**Directions**
Locate the lines where "this" occurs and copy them as they stand.

Dataset items:
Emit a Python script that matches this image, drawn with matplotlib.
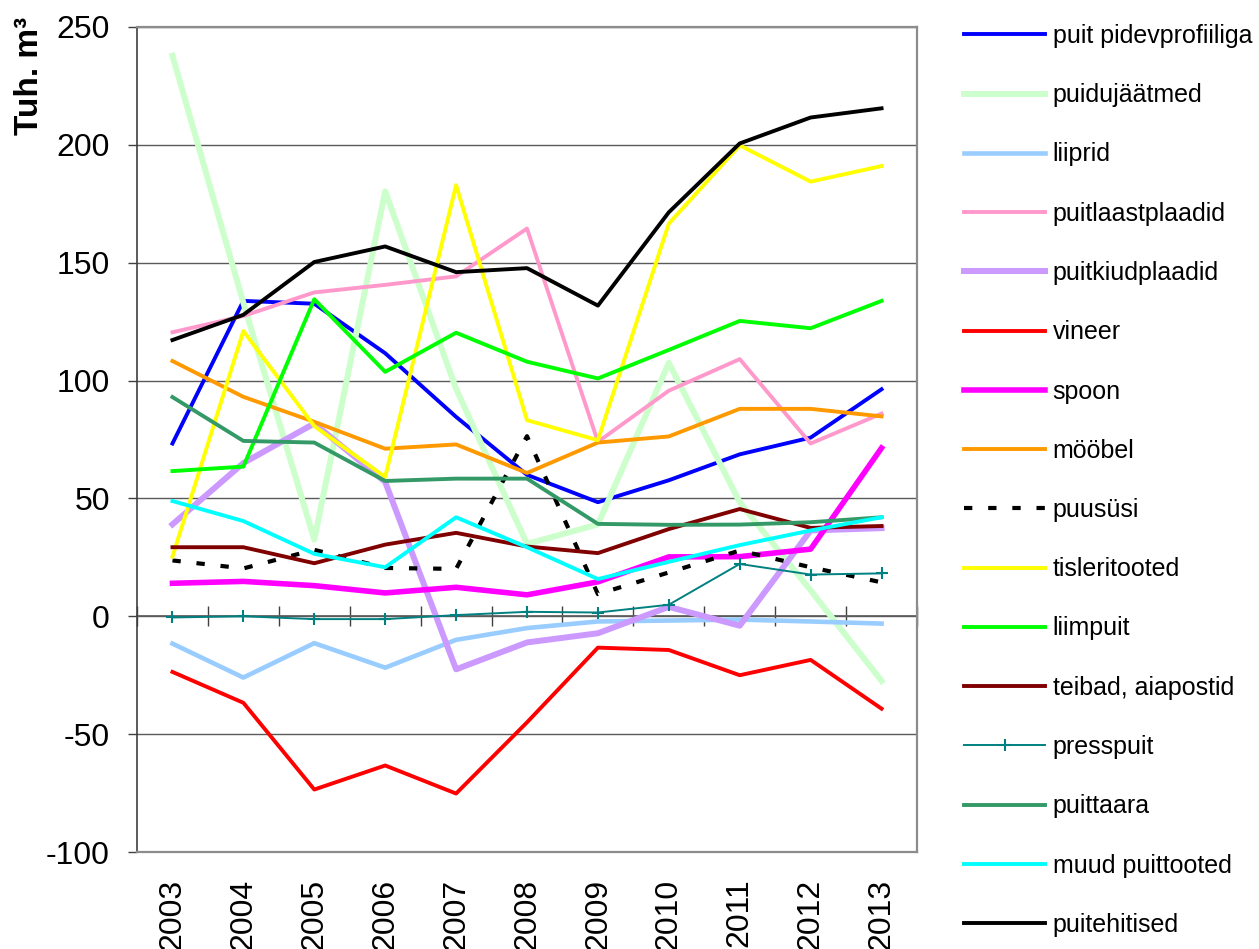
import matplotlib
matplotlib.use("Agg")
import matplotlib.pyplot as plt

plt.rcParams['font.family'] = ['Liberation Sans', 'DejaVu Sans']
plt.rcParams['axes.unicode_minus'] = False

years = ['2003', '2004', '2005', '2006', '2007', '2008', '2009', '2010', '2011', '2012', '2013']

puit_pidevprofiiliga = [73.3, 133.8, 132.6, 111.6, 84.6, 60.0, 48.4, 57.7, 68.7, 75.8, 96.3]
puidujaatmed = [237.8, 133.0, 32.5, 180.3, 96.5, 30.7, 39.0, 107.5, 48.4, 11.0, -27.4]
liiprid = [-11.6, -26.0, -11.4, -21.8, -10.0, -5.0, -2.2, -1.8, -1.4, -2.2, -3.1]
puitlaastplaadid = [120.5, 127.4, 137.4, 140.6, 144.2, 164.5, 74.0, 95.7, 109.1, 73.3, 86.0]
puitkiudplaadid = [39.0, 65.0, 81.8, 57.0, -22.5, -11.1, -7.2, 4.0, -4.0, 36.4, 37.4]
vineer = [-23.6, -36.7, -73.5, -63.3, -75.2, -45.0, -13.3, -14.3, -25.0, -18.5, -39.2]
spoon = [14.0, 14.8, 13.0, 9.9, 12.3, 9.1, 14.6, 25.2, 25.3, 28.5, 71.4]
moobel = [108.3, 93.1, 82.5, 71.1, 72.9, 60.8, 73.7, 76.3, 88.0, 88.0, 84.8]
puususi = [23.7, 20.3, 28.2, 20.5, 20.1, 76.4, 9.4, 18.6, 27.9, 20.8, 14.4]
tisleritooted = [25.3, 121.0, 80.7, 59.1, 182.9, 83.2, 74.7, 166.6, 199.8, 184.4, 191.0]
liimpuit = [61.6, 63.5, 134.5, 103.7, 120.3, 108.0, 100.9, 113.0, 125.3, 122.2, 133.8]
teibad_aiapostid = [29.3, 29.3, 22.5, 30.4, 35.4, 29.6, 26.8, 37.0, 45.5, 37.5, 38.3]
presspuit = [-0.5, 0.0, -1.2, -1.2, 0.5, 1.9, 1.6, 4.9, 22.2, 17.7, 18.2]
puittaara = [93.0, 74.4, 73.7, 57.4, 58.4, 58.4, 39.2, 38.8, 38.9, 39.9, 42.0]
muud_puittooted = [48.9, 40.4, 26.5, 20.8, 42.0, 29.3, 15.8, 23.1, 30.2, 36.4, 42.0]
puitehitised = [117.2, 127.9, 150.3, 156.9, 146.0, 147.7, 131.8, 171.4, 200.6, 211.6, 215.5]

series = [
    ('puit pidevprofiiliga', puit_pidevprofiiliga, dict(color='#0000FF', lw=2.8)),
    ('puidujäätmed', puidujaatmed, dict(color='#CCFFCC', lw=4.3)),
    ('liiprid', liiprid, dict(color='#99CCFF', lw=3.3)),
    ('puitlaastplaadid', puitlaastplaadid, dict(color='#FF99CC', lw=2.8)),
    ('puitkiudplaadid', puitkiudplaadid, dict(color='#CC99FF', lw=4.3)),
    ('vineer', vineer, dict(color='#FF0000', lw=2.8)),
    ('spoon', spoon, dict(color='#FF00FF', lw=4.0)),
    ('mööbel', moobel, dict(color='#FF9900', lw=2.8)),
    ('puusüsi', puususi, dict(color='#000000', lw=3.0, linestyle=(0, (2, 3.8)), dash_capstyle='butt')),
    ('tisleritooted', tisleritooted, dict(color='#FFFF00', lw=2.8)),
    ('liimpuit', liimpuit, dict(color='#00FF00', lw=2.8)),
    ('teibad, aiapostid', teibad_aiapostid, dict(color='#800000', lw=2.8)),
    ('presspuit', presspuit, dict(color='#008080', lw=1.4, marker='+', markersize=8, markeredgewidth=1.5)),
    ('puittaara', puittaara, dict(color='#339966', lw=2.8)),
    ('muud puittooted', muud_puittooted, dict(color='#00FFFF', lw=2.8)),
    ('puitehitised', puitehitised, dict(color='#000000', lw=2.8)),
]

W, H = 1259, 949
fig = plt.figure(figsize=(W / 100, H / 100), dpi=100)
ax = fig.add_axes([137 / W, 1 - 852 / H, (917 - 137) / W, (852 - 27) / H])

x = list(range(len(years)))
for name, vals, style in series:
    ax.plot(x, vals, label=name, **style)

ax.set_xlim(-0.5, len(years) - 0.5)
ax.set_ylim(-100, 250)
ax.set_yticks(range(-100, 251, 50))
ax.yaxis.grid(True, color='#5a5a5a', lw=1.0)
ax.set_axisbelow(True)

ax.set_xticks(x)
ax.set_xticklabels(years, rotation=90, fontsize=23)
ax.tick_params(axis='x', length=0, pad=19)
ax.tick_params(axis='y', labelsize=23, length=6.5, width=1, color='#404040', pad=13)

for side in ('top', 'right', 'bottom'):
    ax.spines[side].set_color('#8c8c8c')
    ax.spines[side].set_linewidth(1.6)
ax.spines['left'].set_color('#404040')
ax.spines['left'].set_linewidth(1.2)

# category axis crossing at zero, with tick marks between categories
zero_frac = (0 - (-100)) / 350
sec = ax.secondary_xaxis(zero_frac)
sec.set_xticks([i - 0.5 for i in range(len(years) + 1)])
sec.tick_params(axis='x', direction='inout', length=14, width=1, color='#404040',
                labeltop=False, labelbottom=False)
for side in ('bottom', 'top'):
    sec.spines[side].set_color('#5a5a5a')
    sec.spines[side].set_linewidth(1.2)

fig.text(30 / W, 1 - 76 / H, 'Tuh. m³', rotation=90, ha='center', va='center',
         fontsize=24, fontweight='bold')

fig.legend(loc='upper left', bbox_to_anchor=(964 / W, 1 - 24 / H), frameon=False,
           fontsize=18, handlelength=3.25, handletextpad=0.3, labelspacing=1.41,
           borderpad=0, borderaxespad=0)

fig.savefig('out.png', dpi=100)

--

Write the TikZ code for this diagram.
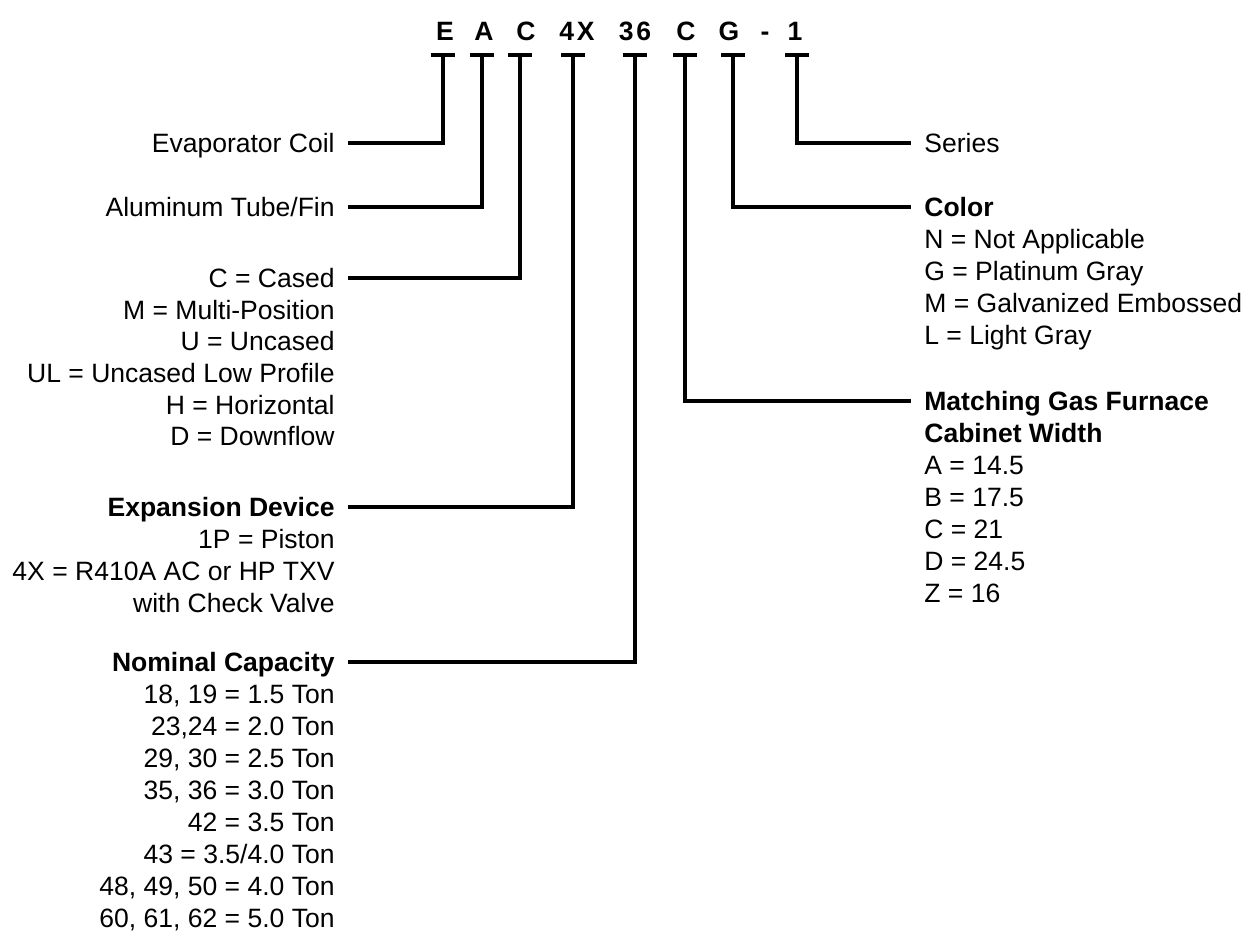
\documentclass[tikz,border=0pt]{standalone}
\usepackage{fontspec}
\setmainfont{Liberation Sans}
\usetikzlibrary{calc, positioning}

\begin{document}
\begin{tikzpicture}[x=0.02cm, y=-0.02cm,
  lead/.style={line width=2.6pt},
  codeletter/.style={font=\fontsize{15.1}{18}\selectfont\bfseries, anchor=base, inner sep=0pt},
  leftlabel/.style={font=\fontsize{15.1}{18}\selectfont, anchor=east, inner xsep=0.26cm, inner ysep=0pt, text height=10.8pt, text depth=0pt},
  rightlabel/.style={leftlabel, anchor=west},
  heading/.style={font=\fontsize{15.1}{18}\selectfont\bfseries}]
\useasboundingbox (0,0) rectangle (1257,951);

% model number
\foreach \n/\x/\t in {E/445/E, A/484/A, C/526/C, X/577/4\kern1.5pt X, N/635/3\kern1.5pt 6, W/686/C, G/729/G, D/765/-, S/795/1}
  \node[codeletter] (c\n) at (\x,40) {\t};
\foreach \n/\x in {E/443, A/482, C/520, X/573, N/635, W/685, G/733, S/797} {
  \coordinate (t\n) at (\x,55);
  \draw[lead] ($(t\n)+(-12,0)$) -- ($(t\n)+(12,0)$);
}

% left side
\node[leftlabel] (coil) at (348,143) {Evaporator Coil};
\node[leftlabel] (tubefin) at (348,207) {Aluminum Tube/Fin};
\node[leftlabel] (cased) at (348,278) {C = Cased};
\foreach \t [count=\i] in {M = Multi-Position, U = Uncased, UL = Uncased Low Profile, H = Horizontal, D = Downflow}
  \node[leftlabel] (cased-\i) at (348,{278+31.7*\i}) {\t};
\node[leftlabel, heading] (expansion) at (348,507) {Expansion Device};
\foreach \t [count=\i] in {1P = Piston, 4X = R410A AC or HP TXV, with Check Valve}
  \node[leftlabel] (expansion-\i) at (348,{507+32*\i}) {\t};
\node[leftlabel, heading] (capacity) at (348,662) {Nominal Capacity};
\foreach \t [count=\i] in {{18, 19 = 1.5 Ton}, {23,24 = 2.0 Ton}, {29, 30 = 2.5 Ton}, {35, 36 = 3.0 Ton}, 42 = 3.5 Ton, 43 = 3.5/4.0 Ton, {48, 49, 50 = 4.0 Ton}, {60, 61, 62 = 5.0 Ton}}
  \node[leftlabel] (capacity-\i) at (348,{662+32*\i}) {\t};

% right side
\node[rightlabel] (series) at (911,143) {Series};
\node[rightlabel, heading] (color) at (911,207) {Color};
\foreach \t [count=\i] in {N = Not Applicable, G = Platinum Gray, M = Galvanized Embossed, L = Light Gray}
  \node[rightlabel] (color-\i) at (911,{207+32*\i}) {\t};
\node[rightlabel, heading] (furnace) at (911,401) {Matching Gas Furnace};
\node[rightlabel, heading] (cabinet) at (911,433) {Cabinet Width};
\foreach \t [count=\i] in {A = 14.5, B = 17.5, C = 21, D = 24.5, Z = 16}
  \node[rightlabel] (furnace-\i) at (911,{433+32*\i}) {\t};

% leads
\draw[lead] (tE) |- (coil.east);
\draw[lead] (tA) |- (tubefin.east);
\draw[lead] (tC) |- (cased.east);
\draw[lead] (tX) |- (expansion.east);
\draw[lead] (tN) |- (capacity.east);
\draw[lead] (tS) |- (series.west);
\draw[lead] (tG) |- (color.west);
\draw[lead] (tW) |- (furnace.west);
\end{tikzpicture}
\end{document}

**Exercise output**
Emit a Python script that matches this image, drawn with matplotlib.
Write the TikZ code for this diagram.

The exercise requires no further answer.